**Problem statement**
Reproduce the lines exactly, beginning with the line that has "Recreate this image as a Python" and ending with the line that has "-0.6, -0.8, -2.0]". Images are left out.

-- begin Extracted data --

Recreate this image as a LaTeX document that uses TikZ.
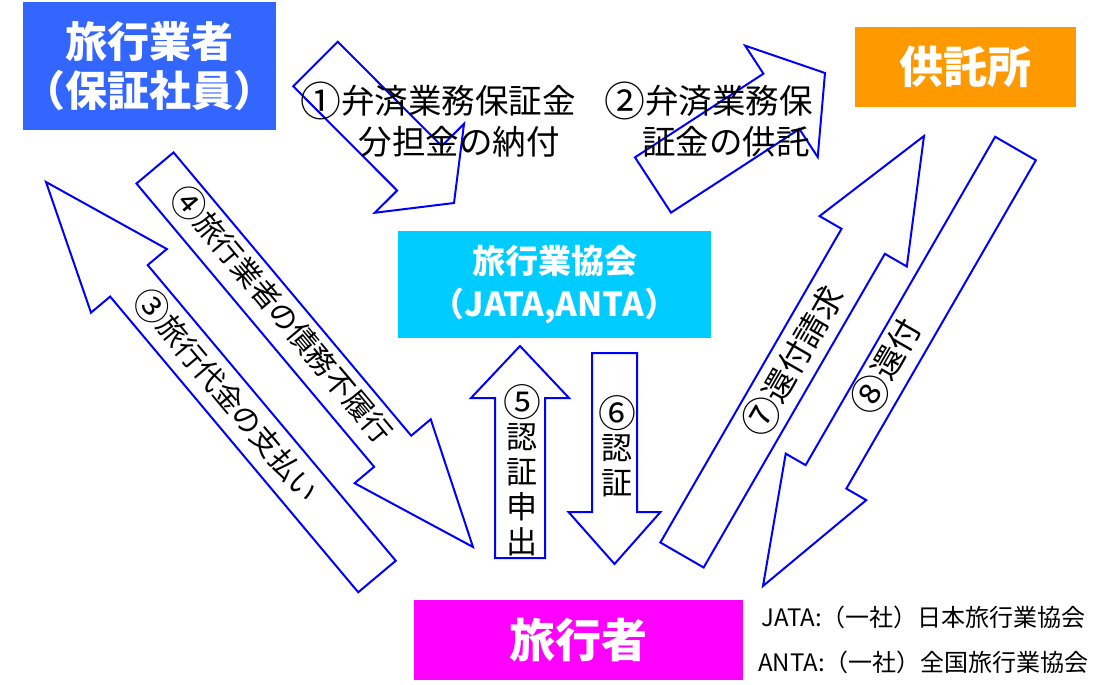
\documentclass[tikz,border=0pt]{standalone}
\usepackage{fontspec}
\setmainfont{Noto Sans CJK JP}
\usetikzlibrary{calc}
\definecolor{boxblue}{HTML}{3366FF}
\definecolor{boxorange}{HTML}{FF9900}
\definecolor{boxcyan}{HTML}{00CCFF}
\definecolor{boxmagenta}{HTML}{FF00FF}
\definecolor{arrowblue}{HTML}{0000FF}
\tikzset{
  blockarrow/.style={draw=arrowblue, line width=2pt, fill=white, line join=miter},
  colbox/.style={rectangle, inner sep=0pt, text=white, align=center},
  lbl/.style={text=black, inner sep=0pt, align=center},
}
\newcommand{\cnum}[1]{\raisebox{-0.08em}{\scalebox{1.22}{#1}}}
\newcommand{\blockarr}[5]{%
  \coordinate (#1-hb) at ($(#2)!#5!(#1)$);
  \draw[blockarrow] ($(#1)!#3!90:(#2)$) -- ($(#1-hb)!#3!90:(#2)$) -- ($(#1-hb)!#4!90:(#2)$) -- (#2) -- ($(#1-hb)!#4!-90:(#2)$) -- ($(#1-hb)!#3!-90:(#2)$) -- ($(#1)!#3!-90:(#2)$) -- cycle;
}
\begin{document}
\begin{tikzpicture}[x=1pt,y=-1pt]
\useasboundingbox (0,0) rectangle (1101,685);
% boxes
\node[colbox, fill=boxblue, minimum width=253pt, minimum height=128pt, font=\fontsize{42}{48.5}\selectfont\bfseries] (agent) at (149.5,66) {旅行業者\\（保証社員）};
\node[colbox, fill=boxorange, minimum width=221pt, minimum height=80pt, font=\fontsize{44}{48}\selectfont\bfseries] (depo) at (965.5,67) {供託所};
\node[colbox, fill=boxcyan, minimum width=313pt, minimum height=107pt, font=\fontsize{33}{43.5}\selectfont\bfseries] (assoc) at (554.5,284.5) {旅行業協会\\（JATA,ANTA）};
\node[colbox, fill=boxmagenta, minimum width=329pt, minimum height=80pt, font=\fontsize{46}{50}\selectfont\bfseries] (trav) at (578.5,640) {旅行者};
% arrow endpoints
\coordinate (a1s) at (315.5,64);   \coordinate (a1e) at (454,203);
\coordinate (a2s) at (653,185);    \coordinate (a2e) at (825,73);
\coordinate (a3s) at (377,576.5);  \coordinate (a3e) at (46,182);
\coordinate (a4s) at (155,168);    \coordinate (a4e) at (473,547);
\coordinate (a5s) at (520,558);    \coordinate (a5e) at (520,346);
\coordinate (a6s) at (614.5,353);  \coordinate (a6e) at (614.5,564);
\coordinate (a7s) at (682,555);    \coordinate (a7e) at (924,136);
\coordinate (a8s) at (1015.5,148.5); \coordinate (a8e) at (763,586);
\blockarr{a1s}{a1e}{31.5pt}{63pt}{49pt}
\blockarr{a2s}{a2e}{33pt}{66.5pt}{52pt}
\blockarr{a3s}{a3e}{24.5pt}{49.5pt}{129pt}
\blockarr{a4s}{a4e}{24.2pt}{49.7pt}{125pt}
\blockarr{a5s}{a5e}{25pt}{49pt}{52pt}
\blockarr{a6s}{a6e}{22.5pt}{46pt}{52pt}
\blockarr{a7s}{a7e}{25pt}{50.4pt}{121.6pt}
\blockarr{a8s}{a8e}{23.5pt}{46.5pt}{126pt}
% labels
\node[lbl, font=\fontsize{33.5}{40}\selectfont] (t1a) at (438,101) {\cnum{①}弁済業務保証金};
\node[lbl, font=\fontsize{33.5}{40}\selectfont] (t1b) at (459,142) {分担金の納付};
\node[lbl, font=\fontsize{33.5}{40}\selectfont] (t2a) at (708.5,101) {\cnum{②}弁済業務保};
\node[lbl, font=\fontsize{33.5}{40}\selectfont] (t2b) at (726,142) {証金の供託};
\node[lbl, font=\fontsize{29}{34}\selectfont, rotate=-50] (t3) at (227,395) {\cnum{③}旅行代金の支払い};
\node[lbl, font=\fontsize{29}{34}\selectfont, rotate=-50] (t4) at (282.5,314) {\cnum{④}旅行業者の債務不履行};
\node[lbl, font=\fontsize{31}{35}\selectfont] (t5) at (522,470) {\cnum{⑤}\\認\\証\\申\\出};
\node[lbl, font=\fontsize{31}{35}\selectfont] (t6) at (617,446) {\cnum{⑥}\\認\\証};
\node[lbl, font=\fontsize{32}{36}\selectfont, rotate=60] (t7) at (793,361) {\cnum{⑦}還付請求};
\node[lbl, font=\fontsize{32}{36}\selectfont, rotate=60] (t8) at (886,366) {\cnum{⑧}還付};
% legend
\node[lbl, anchor=west, font=\fontsize{24}{28}\selectfont] (leg1) at (761,617) {JATA:（一社）日本旅行業協会};
\node[lbl, anchor=west, font=\fontsize{24}{28}\selectfont] (leg2) at (758,662) {ANTA:（一社）全国旅行業協会};
\end{tikzpicture}
\end{document}
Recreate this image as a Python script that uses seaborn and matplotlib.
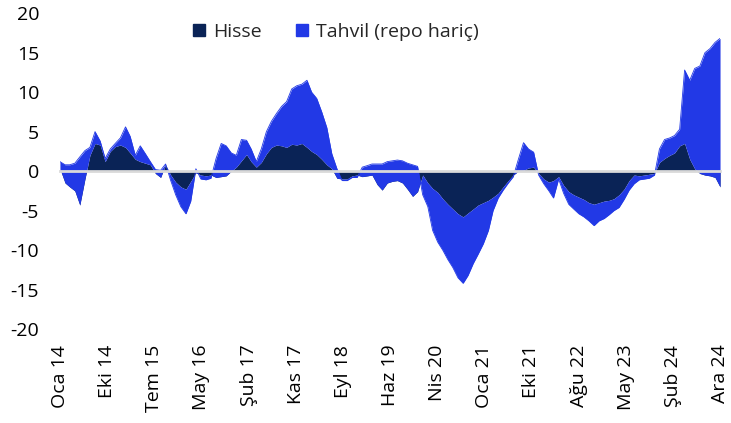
import numpy as np
import pandas as pd
import matplotlib
matplotlib.use("Agg")
import matplotlib.pyplot as plt
import matplotlib.dates as mdates
from matplotlib.patches import Patch
import seaborn as sns

# aylik veriler, Oca 2014 - Ara 2024
months = pd.date_range("2014-01-01", "2024-12-01", freq="MS")

hisse = [0.3, -1.5, -2.0, -2.5, -4.3, -1.0, 2.0, 3.5, 3.3, 1.2, 2.5, 3.1,
         3.3, 3.0, 2.3, 1.5, 1.2, 1.0, 0.8, -0.3, -0.8, 0.8, -0.5, -1.4,
         -2.0, -2.3, -1.3, -0.2, -0.5, -0.6, -0.5, -0.8, -0.7, -0.6, 0.0, 0.5,
         1.3, 2.1, 1.2, 0.5, 1.1, 2.2, 3.0, 3.3, 3.2, 3.0, 3.4, 3.3,
         3.5, 3.0, 2.5, 2.1, 1.5, 0.8, 0.3, -0.9, -1.0, -1.0, -0.6, -0.5,
         -0.7, -0.6, -0.5, -1.7, -2.4, -1.5, -1.3, -1.2, -1.5, -2.3, -3.2, -2.6,
         -0.5, -1.5, -2.2, -2.7, -3.5, -4.2, -4.8, -5.4, -5.8, -5.3, -4.8, -4.3,
         -4.0, -3.7, -3.3, -2.8, -2.0, -1.2, -0.5, 0.0, 0.1, 0.4, 0.5, -0.3,
         -1.0, -1.4, -1.2, -0.7, -1.8, -2.6, -3.0, -3.3, -3.6, -4.0, -4.2, -4.0,
         -3.8, -3.7, -3.5, -3.0, -2.3, -1.2, -0.5, -0.6, -0.5, -0.4, -0.3, 1.1,
         1.6, 2.0, 2.3, 3.2, 3.5, 1.5, 0.3, -0.3, -0.5, -0.6, -0.8, -2.0]

tahvil = [0.9, 2.3, 2.8, 3.5, 6.1, 3.6, 1.0, 1.5, 0.5, 0.4, 0.3, 0.4,
          0.9, 2.6, 2.1, 0.5, 2.0, 1.2, 0.4, 0.5, 0.9, 0.1, -0.7, -1.6,
          -2.5, -3.1, -2.5, 0.5, -0.5, -0.5, -0.4, 2.4, 4.2, 3.8, 2.3, 1.5,
          2.7, 1.8, 1.6, 0.7, 1.7, 2.8, 3.3, 4.0, 5.0, 5.8, 7.0, 7.5,
          7.5, 8.5, 7.5, 7.1, 6.0, 4.7, 1.9, 1.2, -0.2, -0.2, -0.2, -0.3,
          1.2, 1.3, 1.4, 2.6, 3.3, 2.7, 2.6, 2.6, 2.8, 3.3, 4.0, 3.2,
          -2.5, -3.0, -5.3, -6.3, -6.5, -7.0, -7.4, -8.1, -8.4, -7.9, -6.9, -6.2,
          -5.2, -3.8, -1.7, -0.6, -0.4, -0.3, -0.2, 1.5, 3.5, 2.4, 1.9, -0.2,
          -0.6, -1.1, -2.2, -0.3, -1.0, -1.6, -1.8, -2.1, -2.2, -2.3, -2.7, -2.3,
          -2.2, -1.8, -1.5, -1.6, -1.3, -1.2, -1.1, -0.5, -0.5, -0.5, -0.2, 1.7,
          2.4, 2.2, 2.2, 2.1, 9.3, 10.0, 12.7, 13.6, 15.5, 16.1, 17.1, 18.8]

tick_labels = ["Oca 14", "Eki 14", "Tem 15", "May 16", "Şub 17", "Kas 17",
               "Eyl 18", "Haz 19", "Nis 20", "Oca 21", "Eki 21", "Ağu 22",
               "May 23", "Şub 24", "Ara 24"]

df = pd.DataFrame({"tarih": months, "Hisse": hisse, "Tahvil": tahvil})
df["toplam"] = df["Hisse"] + df["Tahvil"]

sns.set_theme(style="white")
plt.rcParams["font.family"] = ["Open Sans", "DejaVu Sans"]
plt.rcParams["axes.unicode_minus"] = False

koyu = "#0a2356"
mavi = "#2239e6"
gri = "#d9d9d9"

fig = plt.figure(figsize=(7.31, 4.23), dpi=100)
ax = fig.add_axes([0.082, 0.222, 0.903, 0.747])

ax.fill_between(df["tarih"], 0, df["Hisse"], color=koyu, lw=0)
ax.fill_between(df["tarih"], df["Hisse"], df["toplam"], color=mavi, lw=0)
sns.lineplot(data=df, x="tarih", y="toplam", color=mavi, lw=0.6, ax=ax)

for s in ["top", "right", "left"]:
    ax.spines[s].set_visible(False)
ax.spines["bottom"].set_position(("data", 0))
ax.spines["bottom"].set_color(gri)
ax.spines["bottom"].set_linewidth(2)
ax.spines["bottom"].set_zorder(3)

x0, x1 = mdates.date2num(months[0]), mdates.date2num(months[-1])
ax.set_xlim(x0, x1)
ax.set_xticks(np.linspace(x0, x1, len(tick_labels)))
ax.set_xticklabels(tick_labels)
ax.set_ylim(-20, 20)
ax.set_yticks(range(-20, 21, 5))
ax.set_xlabel("")
ax.set_ylabel("")
ax.set_axisbelow(False)

ax.tick_params(axis="x", length=5, width=1.5, color=gri, direction="out",
               pad=120, labelsize=14, labelcolor="black", labelrotation=90)
ax.tick_params(axis="y", length=0, pad=15, labelsize=14, labelcolor="black")

handles = [Patch(color=koyu, label="Hisse"), Patch(color=mavi, label="Tahvil (repo hariç)")]
ax.legend(handles=handles, ncol=2, loc="center", bbox_to_anchor=(0.418, 0.94),
          frameon=False, fontsize=14, handlelength=0.6, handleheight=0.6,
          handletextpad=0.4, columnspacing=1.8)

fig.savefig("out.png", dpi=100)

-- end Extracted data --

**Result of this exercise**
Recreate this image as a Python script that uses seaborn and matplotlib.
import numpy as np
import pandas as pd
import matplotlib
matplotlib.use("Agg")
import matplotlib.pyplot as plt
import matplotlib.dates as mdates
from matplotlib.patches import Patch
import seaborn as sns

# aylik veriler, Oca 2014 - Ara 2024
months = pd.date_range("2014-01-01", "2024-12-01", freq="MS")

hisse = [0.3, -1.5, -2.0, -2.5, -4.3, -1.0, 2.0, 3.5, 3.3, 1.2, 2.5, 3.1,
         3.3, 3.0, 2.3, 1.5, 1.2, 1.0, 0.8, -0.3, -0.8, 0.8, -0.5, -1.4,
         -2.0, -2.3, -1.3, -0.2, -0.5, -0.6, -0.5, -0.8, -0.7, -0.6, 0.0, 0.5,
         1.3, 2.1, 1.2, 0.5, 1.1, 2.2, 3.0, 3.3, 3.2, 3.0, 3.4, 3.3,
         3.5, 3.0, 2.5, 2.1, 1.5, 0.8, 0.3, -0.9, -1.0, -1.0, -0.6, -0.5,
         -0.7, -0.6, -0.5, -1.7, -2.4, -1.5, -1.3, -1.2, -1.5, -2.3, -3.2, -2.6,
         -0.5, -1.5, -2.2, -2.7, -3.5, -4.2, -4.8, -5.4, -5.8, -5.3, -4.8, -4.3,
         -4.0, -3.7, -3.3, -2.8, -2.0, -1.2, -0.5, 0.0, 0.1, 0.4, 0.5, -0.3,
         -1.0, -1.4, -1.2, -0.7, -1.8, -2.6, -3.0, -3.3, -3.6, -4.0, -4.2, -4.0,
         -3.8, -3.7, -3.5, -3.0, -2.3, -1.2, -0.5, -0.6, -0.5, -0.4, -0.3, 1.1,
         1.6, 2.0, 2.3, 3.2, 3.5, 1.5, 0.3, -0.3, -0.5, -0.6, -0.8, -2.0]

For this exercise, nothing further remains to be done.